--- START OF SUPPLIED MATERIAL ---

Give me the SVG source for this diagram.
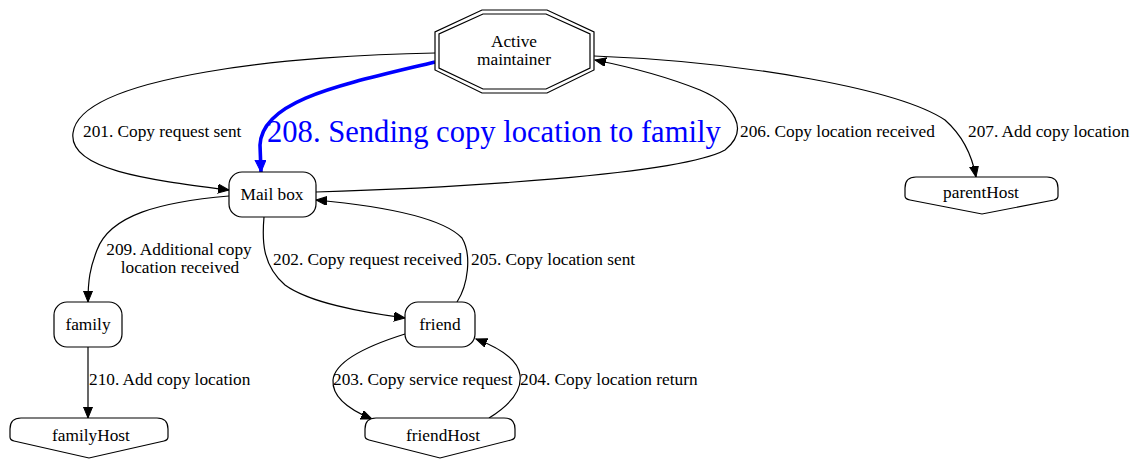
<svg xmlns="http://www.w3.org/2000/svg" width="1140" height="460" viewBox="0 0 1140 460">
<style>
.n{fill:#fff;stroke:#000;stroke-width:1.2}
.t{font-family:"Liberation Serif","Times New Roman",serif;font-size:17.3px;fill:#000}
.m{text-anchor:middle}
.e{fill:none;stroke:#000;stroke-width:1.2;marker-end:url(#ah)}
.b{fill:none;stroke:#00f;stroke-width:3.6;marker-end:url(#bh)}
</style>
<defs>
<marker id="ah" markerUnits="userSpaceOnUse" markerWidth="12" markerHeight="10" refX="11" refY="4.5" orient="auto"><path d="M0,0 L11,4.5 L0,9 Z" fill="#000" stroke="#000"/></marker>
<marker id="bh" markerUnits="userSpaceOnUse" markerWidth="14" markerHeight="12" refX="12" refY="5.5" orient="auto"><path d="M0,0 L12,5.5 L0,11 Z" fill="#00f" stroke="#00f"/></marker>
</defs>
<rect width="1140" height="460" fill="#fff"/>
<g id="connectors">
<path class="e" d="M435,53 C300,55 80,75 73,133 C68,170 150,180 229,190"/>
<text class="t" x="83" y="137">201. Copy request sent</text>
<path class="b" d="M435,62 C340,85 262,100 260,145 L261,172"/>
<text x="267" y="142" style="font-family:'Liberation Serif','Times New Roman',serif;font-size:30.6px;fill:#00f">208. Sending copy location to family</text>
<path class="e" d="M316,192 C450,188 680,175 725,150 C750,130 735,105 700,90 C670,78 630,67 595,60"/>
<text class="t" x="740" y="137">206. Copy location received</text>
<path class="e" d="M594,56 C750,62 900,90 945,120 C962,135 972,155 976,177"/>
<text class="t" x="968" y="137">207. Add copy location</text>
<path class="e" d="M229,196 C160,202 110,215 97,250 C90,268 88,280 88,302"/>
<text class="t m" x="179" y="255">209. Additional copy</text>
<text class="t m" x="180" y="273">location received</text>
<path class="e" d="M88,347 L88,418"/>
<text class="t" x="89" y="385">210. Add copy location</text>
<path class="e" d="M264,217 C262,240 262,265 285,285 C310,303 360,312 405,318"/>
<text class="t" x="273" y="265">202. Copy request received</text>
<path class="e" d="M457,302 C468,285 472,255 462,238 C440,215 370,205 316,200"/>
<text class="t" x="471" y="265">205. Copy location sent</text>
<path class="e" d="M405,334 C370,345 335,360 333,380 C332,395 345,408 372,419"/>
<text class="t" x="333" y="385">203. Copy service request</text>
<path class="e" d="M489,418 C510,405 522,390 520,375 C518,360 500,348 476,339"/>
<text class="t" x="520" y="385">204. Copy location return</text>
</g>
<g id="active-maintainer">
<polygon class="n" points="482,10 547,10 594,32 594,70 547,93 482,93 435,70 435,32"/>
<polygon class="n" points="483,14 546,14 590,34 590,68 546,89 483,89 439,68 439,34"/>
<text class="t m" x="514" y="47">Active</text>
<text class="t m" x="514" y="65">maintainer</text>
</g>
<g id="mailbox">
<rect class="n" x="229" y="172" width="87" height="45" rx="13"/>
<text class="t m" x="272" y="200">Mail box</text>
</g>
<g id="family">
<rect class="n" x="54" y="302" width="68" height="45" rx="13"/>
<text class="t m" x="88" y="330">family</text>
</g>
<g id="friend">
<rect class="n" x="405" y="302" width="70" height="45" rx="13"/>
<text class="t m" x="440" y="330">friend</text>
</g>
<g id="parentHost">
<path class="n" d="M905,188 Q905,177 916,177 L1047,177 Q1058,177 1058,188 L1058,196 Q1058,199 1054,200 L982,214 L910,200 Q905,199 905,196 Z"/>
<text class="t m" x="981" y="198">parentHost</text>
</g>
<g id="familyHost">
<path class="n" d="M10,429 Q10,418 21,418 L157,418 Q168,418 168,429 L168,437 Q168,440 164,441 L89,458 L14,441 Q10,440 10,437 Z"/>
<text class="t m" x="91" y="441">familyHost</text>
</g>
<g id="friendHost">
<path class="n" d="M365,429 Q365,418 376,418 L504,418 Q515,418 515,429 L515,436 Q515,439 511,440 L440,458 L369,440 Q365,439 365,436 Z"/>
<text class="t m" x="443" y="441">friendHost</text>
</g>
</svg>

--- END OF SUPPLIED MATERIAL ---

• _WHAT THE EXERCISE ASKS_
Leave out the pictures and print every line of the data exactly.

• _EXERCISE RESULT_
Give me the SVG source for this diagram.
<svg xmlns="http://www.w3.org/2000/svg" width="1140" height="460" viewBox="0 0 1140 460">
<style>
.n{fill:#fff;stroke:#000;stroke-width:1.2}
.t{font-family:"Liberation Serif","Times New Roman",serif;font-size:17.3px;fill:#000}
.m{text-anchor:middle}
.e{fill:none;stroke:#000;stroke-width:1.2;marker-end:url(#ah)}
.b{fill:none;stroke:#00f;stroke-width:3.6;marker-end:url(#bh)}
</style>
<defs>
<marker id="ah" markerUnits="userSpaceOnUse" markerWidth="12" markerHeight="10" refX="11" refY="4.5" orient="auto"><path d="M0,0 L11,4.5 L0,9 Z" fill="#000" stroke="#000"/></marker>
<marker id="bh" markerUnits="userSpaceOnUse" markerWidth="14" markerHeight="12" refX="12" refY="5.5" orient="auto"><path d="M0,0 L12,5.5 L0,11 Z" fill="#00f" stroke="#00f"/></marker>
</defs>
<rect width="1140" height="460" fill="#fff"/>
<g id="connectors">
<path class="e" d="M435,53 C300,55 80,75 73,133 C68,170 150,180 229,190"/>
<text class="t" x="83" y="137">201. Copy request sent</text>
<path class="b" d="M435,62 C340,85 262,100 260,145 L261,172"/>
<text x="267" y="142" style="font-family:'Liberation Serif','Times New Roman',serif;font-size:30.6px;fill:#00f">208. Sending copy location to family</text>
<path class="e" d="M316,192 C450,188 680,175 725,150 C750,130 735,105 700,90 C670,78 630,67 595,60"/>
<text class="t" x="740" y="137">206. Copy location received</text>
<path class="e" d="M594,56 C750,62 900,90 945,120 C962,135 972,155 976,177"/>
<text class="t" x="968" y="137">207. Add copy location</text>
<path class="e" d="M229,196 C160,202 110,215 97,250 C90,268 88,280 88,302"/>
<text class="t m" x="179" y="255">209. Additional copy</text>
<text class="t m" x="180" y="273">location received</text>
<path class="e" d="M88,347 L88,418"/>
<text class="t" x="89" y="385">210. Add copy location</text>
<path class="e" d="M264,217 C262,240 262,265 285,285 C310,303 360,312 405,318"/>
<text class="t" x="273" y="265">202. Copy request received</text>
<path class="e" d="M457,302 C468,285 472,255 462,238 C440,215 370,205 316,200"/>
<text class="t" x="471" y="265">205. Copy location sent</text>
<path class="e" d="M405,334 C370,345 335,360 333,380 C332,395 345,408 372,419"/>
<text class="t" x="333" y="385">203. Copy service request</text>
<path class="e" d="M489,418 C510,405 522,390 520,375 C518,360 500,348 476,339"/>
<text class="t" x="520" y="385">204. Copy location return</text>
</g>
<g id="active-maintainer">
<polygon class="n" points="482,10 547,10 594,32 594,70 547,93 482,93 435,70 435,32"/>
<polygon class="n" points="483,14 546,14 590,34 590,68 546,89 483,89 439,68 439,34"/>
<text class="t m" x="514" y="47">Active</text>
<text class="t m" x="514" y="65">maintainer</text>
</g>
<g id="mailbox">
<rect class="n" x="229" y="172" width="87" height="45" rx="13"/>
<text class="t m" x="272" y="200">Mail box</text>
</g>
<g id="family">
<rect class="n" x="54" y="302" width="68" height="45" rx="13"/>
<text class="t m" x="88" y="330">family</text>
</g>
<g id="friend">
<rect class="n" x="405" y="302" width="70" height="45" rx="13"/>
<text class="t m" x="440" y="330">friend</text>
</g>
<g id="parentHost">
<path class="n" d="M905,188 Q905,177 916,177 L1047,177 Q1058,177 1058,188 L1058,196 Q1058,199 1054,200 L982,214 L910,200 Q905,199 905,196 Z"/>
<text class="t m" x="981" y="198">parentHost</text>
</g>
<g id="familyHost">
<path class="n" d="M10,429 Q10,418 21,418 L157,418 Q168,418 168,429 L168,437 Q168,440 164,441 L89,458 L14,441 Q10,440 10,437 Z"/>
<text class="t m" x="91" y="441">familyHost</text>
</g>
<g id="friendHost">
<path class="n" d="M365,429 Q365,418 376,418 L504,418 Q515,418 515,429 L515,436 Q515,439 511,440 L440,458 L369,440 Q365,439 365,436 Z"/>
<text class="t m" x="443" y="441">friendHost</text>
</g>
</svg>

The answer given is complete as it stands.